*Task directions*:
Restate the data below word for word. Skip any images it contains.

*Available data*:

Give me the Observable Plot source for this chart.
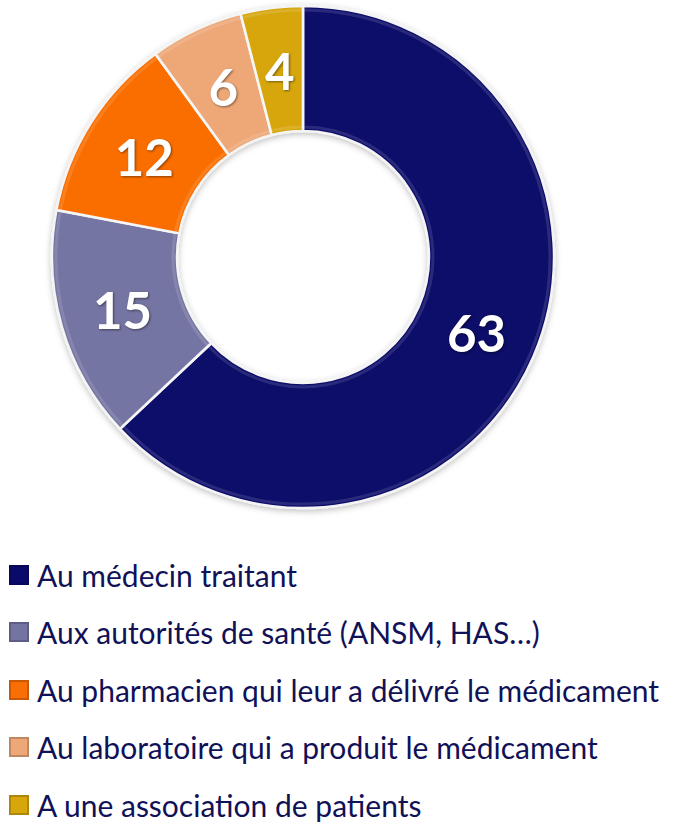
<!DOCTYPE html>
<html>
<head>
<meta charset="utf-8">
<script src="https://cdn.jsdelivr.net/npm/d3@7"></script>
<script src="https://cdn.jsdelivr.net/npm/@observablehq/plot@0.6"></script>
<style>
  body { margin: 0; background: #fff; font-family: Lato, "Open Sans", sans-serif; }
  #chart svg { display: block; }
  .lbl text { filter: drop-shadow(1px 1px 1px rgba(0,0,0,0.45)); }
  #legend { padding-top: 26px; }
  .row { height: 57.5px; display: flex; align-items: center; color: #111158; white-space: nowrap; }
  .sw { width: 20px; height: 20px; margin-left: 9px; margin-right: 8px; box-sizing: border-box; flex: none; }
</style>
</head>
<body>
<div id="chart"></div>
<div id="legend"></div>
<script>
const categories = [
  "Au médecin traitant",
  "Aux autorités de santé (ANSM, HAS…)",
  "Au pharmacien qui leur a délivré le médicament",
  "Au laboratoire qui a produit le médicament",
  "A une association de patients"
];
const values = [63, 15, 12, 6, 4];
const colors = ["#0a0a6a", "#7474a3", "#fa6e06", "#eea878", "#d7a60b"];

const data = categories.map((c, i) => ({category: c, value: values[i], color: colors[i]}));
const pie = d3.pie().value(d => d.value).sort(null)(data);

const W = 680, H = 520;
const cx = 303, cy = 257;       // layout: donut center in pixels
const outerR = 251, innerR = 126;
const labelR = (outerR + innerR) / 2;

// label positions derived from the pie angles
const labels = pie.map(p => {
  const a = (p.startAngle + p.endAngle) / 2;
  return {x: labelR * Math.sin(a), y: -labelR * Math.cos(a), text: String(p.data.value)};
});

const arcMark = (index, scales) => {
  const ox = scales.x(0), oy = scales.y(0);
  const k = scales.x(1) - scales.x(0);
  const arc = d3.arc().innerRadius(innerR * k).outerRadius(outerR * k);
  const g = d3.create("svg:g").attr("transform", `translate(${ox},${oy})`);
  const defs = g.append("defs");
  defs.append("filter").attr("id", "sh").attr("x", "-20%").attr("y", "-20%").attr("width", "140%").attr("height", "140%")
    .append("feDropShadow").attr("dx", 0).attr("dy", 2).attr("stdDeviation", 3).attr("flood-color", "#000").attr("flood-opacity", 0.25);
  const gg = g.append("g").attr("filter", "url(#sh)");
  gg.selectAll("path").data(pie).join("path")
    .attr("d", arc)
    .attr("fill", d => d.data.color)
    .attr("stroke", "#f4f4f4")
    .attr("stroke-width", 2.5)
    .attr("stroke-linejoin", "round");
  // subtle bevel highlight
  const arcIn = d3.arc().innerRadius(innerR * k + 4).outerRadius(outerR * k - 4);
  g.append("g").selectAll("path").data(pie).join("path")
    .attr("d", arcIn)
    .attr("fill", "none")
    .attr("stroke", "rgba(255,255,255,0.12)")
    .attr("stroke-width", 3);
  return g.node();
};

const chart = Plot.plot({
  width: W,
  height: H,
  margin: 0,
  x: {domain: [-cx, W - cx], range: [0, W], axis: null},
  y: {domain: [-cy, H - cy], range: [0, H], axis: null},
  marks: [
    arcMark,
    Plot.text(labels, {
      x: "x", y: "y", text: "text", dy: 3,
      fill: "white", fontSize: 51, fontWeight: "bold",
      fontFamily: "Lato, 'Open Sans', sans-serif",
      className: "lbl"
    })
  ]
});
document.getElementById("chart").appendChild(chart);

// Legend
const longest = categories[2];
const ctx = document.createElement("canvas").getContext("2d");
ctx.font = "100px Lato";
const fs = Math.min(30, 623 / ctx.measureText(longest).width * 100);
const legend = d3.select("#legend");
data.forEach(d => {
  const row = legend.append("div").attr("class", "row").style("font-size", fs + "px");
  row.append("div").attr("class", "sw")
    .style("background", d.color)
    .style("border", "2px solid " + d3.color(d.color).darker(0.6));
  row.append("span").text(d.category);
});
</script>
</body>
</html>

*Full solution*:
Give me the Observable Plot source for this chart.
<!DOCTYPE html>
<html>
<head>
<meta charset="utf-8">
<script src="https://cdn.jsdelivr.net/npm/d3@7"></script>
<script src="https://cdn.jsdelivr.net/npm/@observablehq/plot@0.6"></script>
<style>
  body { margin: 0; background: #fff; font-family: Lato, "Open Sans", sans-serif; }
  #chart svg { display: block; }
  .lbl text { filter: drop-shadow(1px 1px 1px rgba(0,0,0,0.45)); }
  #legend { padding-top: 26px; }
  .row { height: 57.5px; display: flex; align-items: center; color: #111158; white-space: nowrap; }
  .sw { width: 20px; height: 20px; margin-left: 9px; margin-right: 8px; box-sizing: border-box; flex: none; }
</style>
</head>
<body>
<div id="chart"></div>
<div id="legend"></div>
<script>
const categories = [
  "Au médecin traitant",
  "Aux autorités de santé (ANSM, HAS…)",
  "Au pharmacien qui leur a délivré le médicament",
  "Au laboratoire qui a produit le médicament",
  "A une association de patients"
];
const values = [63, 15, 12, 6, 4];
const colors = ["#0a0a6a", "#7474a3", "#fa6e06", "#eea878", "#d7a60b"];

const data = categories.map((c, i) => ({category: c, value: values[i], color: colors[i]}));
const pie = d3.pie().value(d => d.value).sort(null)(data);

const W = 680, H = 520;
const cx = 303, cy = 257;       // layout: donut center in pixels
const outerR = 251, innerR = 126;
const labelR = (outerR + innerR) / 2;

// label positions derived from the pie angles
const labels = pie.map(p => {
  const a = (p.startAngle + p.endAngle) / 2;
  return {x: labelR * Math.sin(a), y: -labelR * Math.cos(a), text: String(p.data.value)};
});

const arcMark = (index, scales) => {
  const ox = scales.x(0), oy = scales.y(0);
  const k = scales.x(1) - scales.x(0);
  const arc = d3.arc().innerRadius(innerR * k).outerRadius(outerR * k);
  const g = d3.create("svg:g").attr("transform", `translate(${ox},${oy})`);
  const defs = g.append("defs");
  defs.append("filter").attr("id", "sh").attr("x", "-20%").attr("y", "-20%").attr("width", "140%").attr("height", "140%")
    .append("feDropShadow").attr("dx", 0).attr("dy", 2).attr("stdDeviation", 3).attr("flood-color", "#000").attr("flood-opacity", 0.25);
  const gg = g.append("g").attr("filter", "url(#sh)");
  gg.selectAll("path").data(pie).join("path")
    .attr("d", arc)
    .attr("fill", d => d.data.color)
    .attr("stroke", "#f4f4f4")
    .attr("stroke-width", 2.5)
    .attr("stroke-linejoin", "round");
  // subtle bevel highlight
  const arcIn = d3.arc().innerRadius(innerR * k + 4).outerRadius(outerR * k - 4);
  g.append("g").selectAll("path").data(pie).join("path")
    .attr("d", arcIn)
    .attr("fill", "none")
    .attr("stroke", "rgba(255,255,255,0.12)")
    .attr("stroke-width", 3);
  return g.node();
};

const chart = Plot.plot({
  width: W,
  height: H,
  margin: 0,
  x: {domain: [-cx, W - cx], range: [0, W], axis: null},
  y: {domain: [-cy, H - cy], range: [0, H], axis: null},
  marks: [
    arcMark,
    Plot.text(labels, {
      x: "x", y: "y", text: "text", dy: 3,
      fill: "white", fontSize: 51, fontWeight: "bold",
      fontFamily: "Lato, 'Open Sans', sans-serif",
      className: "lbl"
    })
  ]
});
document.getElementById("chart").appendChild(chart);

// Legend
const longest = categories[2];
const ctx = document.createElement("canvas").getContext("2d");
ctx.font = "100px Lato";
const fs = Math.min(30, 623 / ctx.measureText(longest).width * 100);
const legend = d3.select("#legend");
data.forEach(d => {
  const row = legend.append("div").attr("class", "row").style("font-size", fs + "px");
  row.append("div").attr("class", "sw")
    .style("background", d.color)
    .style("border", "2px solid " + d3.color(d.color).darker(0.6));
  row.append("span").text(d.category);
});
</script>
</body>
</html>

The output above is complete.